As Joppa points out, it does mean paying for a visa TWICE (and going through the same documentation procedure - within six months of battling the first one)! Costly and a nice bit of stress too! However, you can live together with immediate effect in the UK without the prerequisite of ever having lived together before or marrying overseas first. For us, the additional cost of two visas was offset by the amount it would have cost for me to fly out and marry in the US (my partner would have had to travel approx 1000 miles to the nearest state offering same-sex unions too, so it would have cost us a LOT in travel and accommodation) - as well as having to live apart for even longer than we had already. Another consideration was guests: with most family in Europe and the UK, it made more sense for us to become civil partners in the UK instead. Therefore, the decision comes down to how soon you want to be together,and how affordable and practical your choice happens to be. Is it cheaper to marry in the UK despite the cost of two visas, or is the US your better choice? And think about any guests you'd like to see there too.
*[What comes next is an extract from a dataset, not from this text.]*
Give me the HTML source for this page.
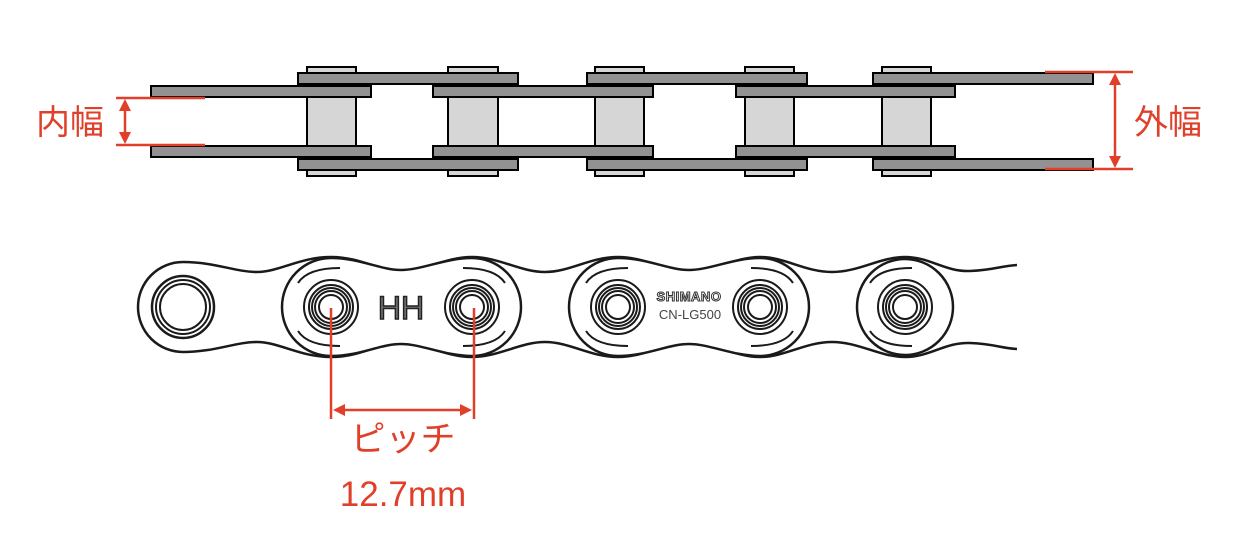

The fiancée visa must be applied for from overseas and, in the US, typically takes about a week to 2 weeks (including biometrics appointment) for the whole process (the UKBA (NY) takes approx 2-5 days to decide depending on whether you use their premium service). Once granted, you can typically move to the UK pretty much immediately unless you specified a different date in your application. You then need to marry or become civil partners in the UK within 6 months and then switch to the Further Leave To Remain (FLR) visa (can be granted same day if paying for the UKBA Premium Service) which then extends for the same 2-year period as the Spouse visa before being able to apply for ILR.

Hope this helps!


----------



## AnAmericanInScotland (Feb 8, 2012)

tigtao said:


> Hi! I am currently in the UK on a work visa that will expire in the next 6 months. We traveled back to the US on holiday 6 months ago where I married my husband, who is a Brit. We have lived together now for approx 18 months.. 6 married and one year prior to that. My questions are does the two year time limit begin from the time we lived together or the time we married? Do I have to wait for my work visa to expire before I can apply for my spousal? Will I be able to continue to work once I apply for my spousal?
> Thanks!


Check the UKBA site for switching under your type of visa. I think there are some work visas that do permit you to switch to a spouse visa as soon as you are married. The settlement rules have changed recently for work visas, so you need to check the site for the new info.


----------